Marine Corps puts veteran on path to success

Local News

EDGAR COUNTY, Ill. (WCIA) — Some people spend their career in the military. Others use their career to give back to the military; and that’s exactly what one man from Central Illinois is doing.

26-year-old Austin Hardas spent four years in the Marine Corps, went on two infantry tours and is now a father-of-three. It all started with a plan he formed while growing up in Chrisman.

“My dad was in the Navy, he was active for four years … He stayed in the reserves for almost 20 years … I wanted to follow in his footsteps, join the military,” says Hardas. He joined the Marine Corps after high school and spent seven months in Afghanistan.

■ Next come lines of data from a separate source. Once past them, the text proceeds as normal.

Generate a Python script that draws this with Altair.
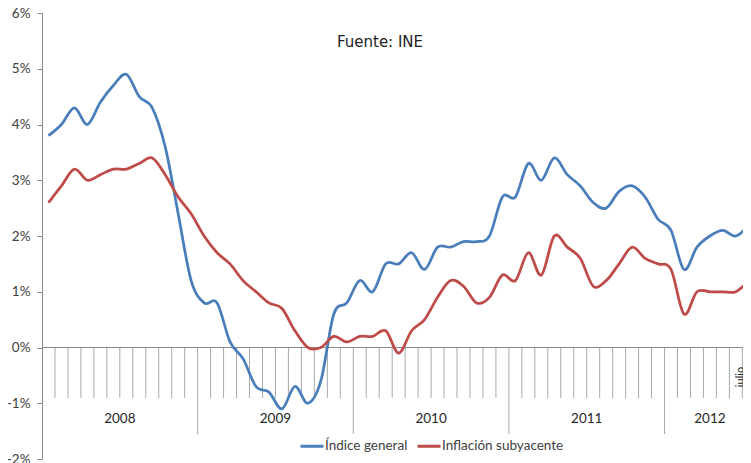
import altair as alt
import pandas as pd

# ---- data ----
years = ["2008", "2009", "2010", "2011", "2012"]
months_per_year = [12, 12, 12, 12, 7]
series_names = ["Índice general", "Inflación subyacente"]
series_colors = ["#4a7ebb", "#be4b48"]

indice_general = [
    3.8, 4.0, 4.3, 4.0, 4.4, 4.7, 4.9, 4.5, 4.3, 3.6, 2.4, 1.2,      # 2008
    0.8, 0.8, 0.1, -0.2, -0.7, -0.8, -1.1, -0.7, -1.0, -0.6, 0.6, 0.8,  # 2009
    1.2, 1.0, 1.5, 1.5, 1.7, 1.4, 1.8, 1.8, 1.9, 1.9, 2.0, 2.7,      # 2010
    2.7, 3.3, 3.0, 3.4, 3.1, 2.9, 2.6, 2.5, 2.8, 2.9, 2.7, 2.3,      # 2011
    2.1, 1.4, 1.8, 2.0, 2.1, 2.0, 2.2,                               # 2012
]
inflacion_subyacente = [
    2.6, 2.9, 3.2, 3.0, 3.1, 3.2, 3.2, 3.3, 3.4, 3.1, 2.7, 2.4,      # 2008
    2.0, 1.7, 1.5, 1.2, 1.0, 0.8, 0.7, 0.3, 0.0, 0.0, 0.2, 0.1,      # 2009
    0.2, 0.2, 0.3, -0.1, 0.3, 0.5, 0.9, 1.2, 1.1, 0.8, 0.9, 1.3,     # 2010
    1.2, 1.7, 1.3, 2.0, 1.8, 1.6, 1.1, 1.2, 1.5, 1.8, 1.6, 1.5,      # 2011
    1.4, 0.6, 1.0, 1.0, 1.0, 1.0, 1.2,                               # 2012
]
y_ticks = [-2, -1, 0, 1, 2, 3, 4, 5, 6]
last_month_label = "julio"
source_label = "Fuente: INE"

# ---- tables built from the arrays ----
n = len(indice_general)
df_lines = pd.DataFrame({
    "t": [i + 0.5 for i in range(n)] * 2,
    "valor": indice_general + inflacion_subyacente,
    "serie": [series_names[0]] * n + [series_names[1]] * n,
    "orden": list(range(n)) * 2,
})

starts, s = [], 0
for m in months_per_year:
    starts.append(s)
    s += m
ends = starts[1:] + [s]
df_years = pd.DataFrame({"year": years, "centro": [(a + b) / 2 for a, b in zip(starts, ends)]})
df_sep = pd.DataFrame({"t": starts[1:], "cero": [0] * (len(starts) - 1)})
month_bounds = [b for b in range(1, n) if b not in starts]
df_month = pd.DataFrame({"t": month_bounds, "cero": [0] * len(month_bounds)})

W, H = 701, 446
x_max = 54.05
xs = alt.Scale(domain=[0, x_max], nice=False, zero=False)
ys = alt.Scale(domain=[-2, 6], nice=False, zero=False)
FONT = "Lato"
GRAY = "#8a8a8a"

y_axis = alt.Axis(
    values=y_ticks, labelExpr="datum.value + '%'", title=None, grid=False,
    domainColor=GRAY, tickColor=GRAY, tickSize=5, labelPadding=7,
    labelFont=FONT, labelFontSize=13.5, labelColor="#404040")

lines = alt.Chart(df_lines).mark_line(interpolate="cardinal", strokeWidth=2.75).encode(
    x=alt.X("t:Q", scale=xs, axis=None),
    y=alt.Y("valor:Q", scale=ys, axis=y_axis),
    color=alt.Color("serie:N", scale=alt.Scale(domain=series_names, range=series_colors),
                    legend=alt.Legend(orient="none", legendX=257, legendY=420,
                                      direction="horizontal", title=None,
                                      symbolType="stroke", symbolSize=529,
                                      symbolStrokeWidth=3, labelFont=FONT,
                                      labelFontSize=13.5, labelColor="#404040",
                                      labelOffset=0, columnPadding=3)),
    order="orden:Q",
)

zero_line = alt.Chart(pd.DataFrame({"v": [0]})).mark_rule(color=GRAY, strokeWidth=1).encode(
    y=alt.Y("v:Q", scale=ys, axis=y_axis), x=alt.value(0), x2=alt.value(W))

month_ticks = alt.Chart(df_month).mark_rule(color="#a8a8a8", strokeWidth=1).encode(
    x=alt.X("t:Q", scale=xs, axis=None), y=alt.Y("cero:Q", scale=ys, axis=y_axis),
    y2=alt.value(385))

year_ticks = alt.Chart(df_sep).mark_rule(color="#a8a8a8", strokeWidth=1).encode(
    x=alt.X("t:Q", scale=xs, axis=None), y=alt.Y("cero:Q", scale=ys, axis=y_axis),
    y2=alt.value(421))

year_labels = alt.Chart(df_years).mark_text(
    font=FONT, fontSize=13.5, color="#262626", baseline="middle").encode(
    x=alt.X("centro:Q", scale=xs, axis=None), y=alt.value(406), text="year:N")

source = alt.Chart(pd.DataFrame({"txt": [source_label]})).mark_text(
    font="DejaVu Sans", fontSize=15, color="#222222", baseline="middle").encode(
    x=alt.value(338), y=alt.value(29), text="txt:N")

julio = alt.Chart(pd.DataFrame({"txt": [last_month_label]})).mark_text(
    font=FONT, fontSize=11, color="#222222", angle=270, baseline="top", align="center").encode(
    x=alt.value(693), y=alt.value(364), text="txt:N")

chart = alt.layer(month_ticks, year_ticks, zero_line, lines, year_labels, source, julio).properties(
    width=W, height=H,
    autosize=alt.AutoSizeParams(type="none"),
    padding={"left": 34, "top": 5, "right": 0, "bottom": 4},
).configure_view(stroke=None)

chart.save("out.html", embed_options={"renderer": "svg", "actions": False})
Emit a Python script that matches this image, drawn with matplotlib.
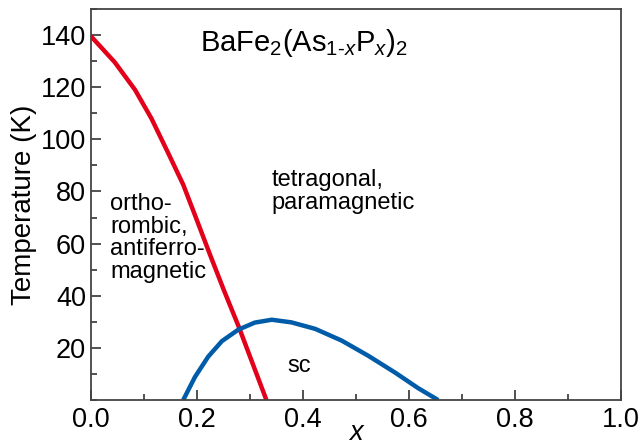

“We were basically doing local security patrols and working with the Afghan National Army — basically just provide security at a nearby village. Trying to help them take over our efforts in keeping the Taliban at tabs and decreasing their area of operations,” he says.

Hardas got married when he came home. Not long after that, he started a tour in Iraq.

“We were providing security for a specific unit that was training the local nationals to go fight ISIS. Due to the political environment, we were not allowed to leave the wire, like the base whatsoever … We were getting mortared a lot. So we would be standing on post, or training the local nationals and we’d have incoming rounds.”

Hardas was in a tough spot — not only physically, but mentally. His wife was at home, about to give birth to their first child.

“It’s like if I die, it’s not just me. Got a wife, a baby that’s gonna be here soon,” Hardas says that was constantly on his mind.

Everything changed when his first child was born. Until then, Hardas had planned to spend his career in the military but that didn’t seem possible anymore.

“More power to all people who have a family and do 20 years, but not me. I couldn’t do it mentally, couldn’t put my family through that. Being apart of an infantry unit, you come home, do 12 months training cycle — get deployed for 6 to 9 months, and then just over and over. 12 month training cycle, gone again for 6 to 9 months. It’s like, I don’t wanna be out of my kids lives 45 percent of the time.”

Hardas decided to come home. He earned an accounting degree at the U of I and with help from the Chez Veterans Center on campus, landed a job at Boeing. He wanted to work for a company that supports the military.

“I actually help engineers or program managers schedule the production of various aircraft or modifications to aircraft … It brings me joy to know that my efforts are helping the people that are in Afghanistan and Iraq right now.”

Hardas has good memories of his time serving. He had some pushback when he first joined from people who thought he should go straight from high school to college … but he wouldn’t change anything. He also has some advice for anyone who’s thinking of joining.

“It was just too good of an opportunity to pass up and I knew I would regret it for the rest of my life if I never did it … Don’t listen to the people who say, ‘the military 100 percent isn’t for you kid’ — I mean, there’s a job in the military for everybody.”